I'd been told to book everything stupidly early, and it's true. Tickets, a bed, even a decent spot — all of it goes months ahead. I almost didn't get a room at all.
« A samba school doesn't perform for you — it parades through you, and you're left counting feathers in your hair. »
Here's where the practical truth crept in. I wanted to text a friend who had a seat in another section, and my message simply would not send. With tens of thousands of phones packed onto one avenue, the network buckled — data crawled, calls dropped into silence. This isn't a Rio problem so much as a big-festival problem: dense crowds saturate the towers everywhere. Brazil is outside the EU, so there's no roam-like-at-home here; I was running a local eSIM, and even then, in the worst crush, I leaned on the oldest trick there is — we'd agreed on a physical meeting point beforehand, a specific gate, a specific hour.
The blocos: the carnival that's actually free
If the Sambadrome is the carnival you watch, the blocos are the carnival you're swallowed by. These are free street parades — a sound truck or a brass band, a flag, and a river of people in costume (fantasias) following it through the streets. The Cordão do Bola Preta winds through the historic centre and is one of the oldest and most beloved. Lapa roars under its arches at night; Santa Teresa is steeper, looser, more bohemian; Ipanema pours toward the beach. There's no ticket, no gate, no schedule you can fully trust. You just hear the drums and go.

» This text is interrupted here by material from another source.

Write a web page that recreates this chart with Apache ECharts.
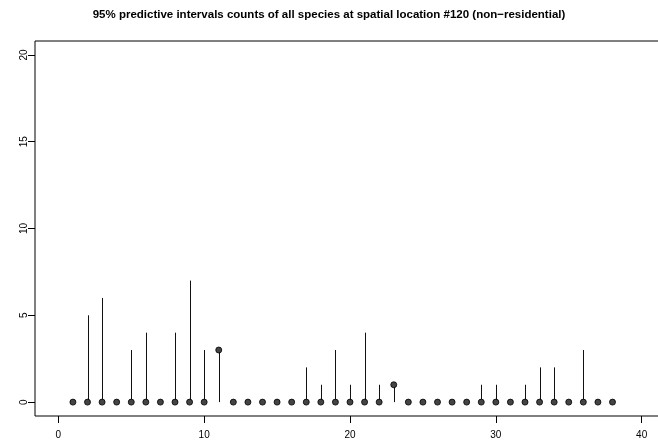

I spent one whole afternoon following a batucada I never learned the name of, through streets I couldn't have found on a map, singing words I didn't know with people I'll never see again. That's the thing about a bloco: it doesn't ask who you are. I kept my phone in a zipped inner pocket and carried almost nothing — the warnings about pickpockets in the crush are real, and the simplest defence is having little worth taking and keeping both hands free to clap.
When it ends
Carnival doesn't fade out; it stops. Ash Wednesday arrives and the city exhales all at once. The sound trucks fall silent, the costumes go back in closets, and the same streets that held a hundred thousand dancers are suddenly just streets again, littered with glitter and confetti the rain hasn't washed away yet. I walked through Lapa that morning, hungover on noise, and the quiet felt almost rude.
📶 Romain's tip
In the densest bloco crowds, expect your signal to choke — even a good local plan can crawl when fifty thousand phones share one cell. Set a physical meeting point with your group before you dive in, and screenshot your map and addresses while you still have a bar of signal. Since Brazil is outside the EU, sort connectivity before you land: check your phone's compatibility in 30 seconds here and find your plan on the destinations page (if you're routing through a European layover, an EU/EEA plan covers that leg too).
What I take away
The Sambadrome gave me the spectacle — the scale of a samba school is something you have to feel through the soles of your feet. But what I carried home was the street: the blocos, the strangers, the surrender of just following a drum until the light changed. Book your bed absurdly early, carry next to nothing, agree on where you'll meet when the phones give up, and then let the city take you. The glitter washes off eventually. The rest of it doesn't.
— Romain, still finding sequins in my pockets.